Prothonotary Warbler

Thursday, 19 March 2015

Green Heron....2015 Bird of the Year

I got my latest issue of Birding magazine in the mail earlier this week, the colourful and informative publication every member of the American Birding Association receives several times a year. Over the last few years, ABA has identified a particular species as the Bird of the Year.

For 2015, it is the Green Heron!

The Green Heron is one of my favourite species. It isn't large and showy like other members of the heron group is. In fact it is about the smallest of the ones here in North America. I find them very furtive, with such an intense, piercing look to its face. They seem almost neckless, until they dart out after a small fish or frog. I love hearing their distinctive 'call', a fairly quiet and slightly descending throaty 'kowwww', rather than the raucous croaks and kraaks of its much larger relatives. And as common and widespread as they are, they are surprisingly hard to find sometimes, especially when one is doing a big day and that box beside its name on the list sits unchecked at the end of the day. Yet at other times, they just pop into view and seem quite tolerant of people.
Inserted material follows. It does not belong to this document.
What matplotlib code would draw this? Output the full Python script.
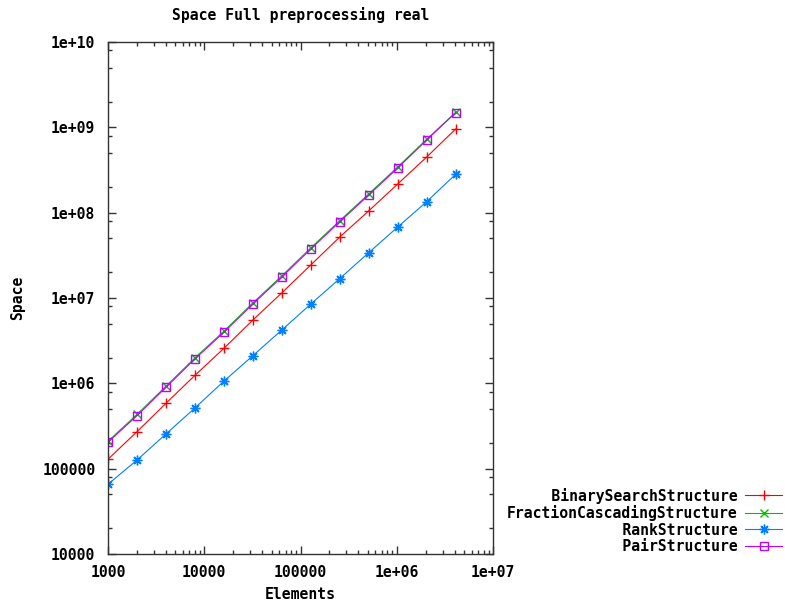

From a distance, depending on the light, they may look almost totally dark. But when seen up close, they are surprisingly colourful. The yellow on the facial area, the chestnut brown upper body, the dark green rest of the upper body, and the light and striped or fairly solid chestnut, depending on age, underside are an attractive combination.

Many heron species nest in colonies, but Green Herons seldom do, and even then they would be very few in number. They nest in a variety of situations, but almost always quite close to water. They prefer shrubbery, and have even been known to nest in a cedar hedge close to a cottage! I've found the occasional nest, and was first able to get some photos of them in action back in June of 1976, at Rondeau. This next photo is the result of that experience, as the nest was built at about eye level in a large buttonbush, a common shrub of a high quality wetland.

It is a scanned photo, obviously, and doesn't reflect the true colours and details as well as it might. Also, the nest was in fairly bright, mid-day sunlight so the light conditions were a little harsher than ideal. Lots of direct sunlight during June can be hard on the newly hatched birds, so this adult was standing over the chicks covering them to protect them from the intense sunlight and heat generated from it.

So hats off to the ABA 2015 Bird of the Year!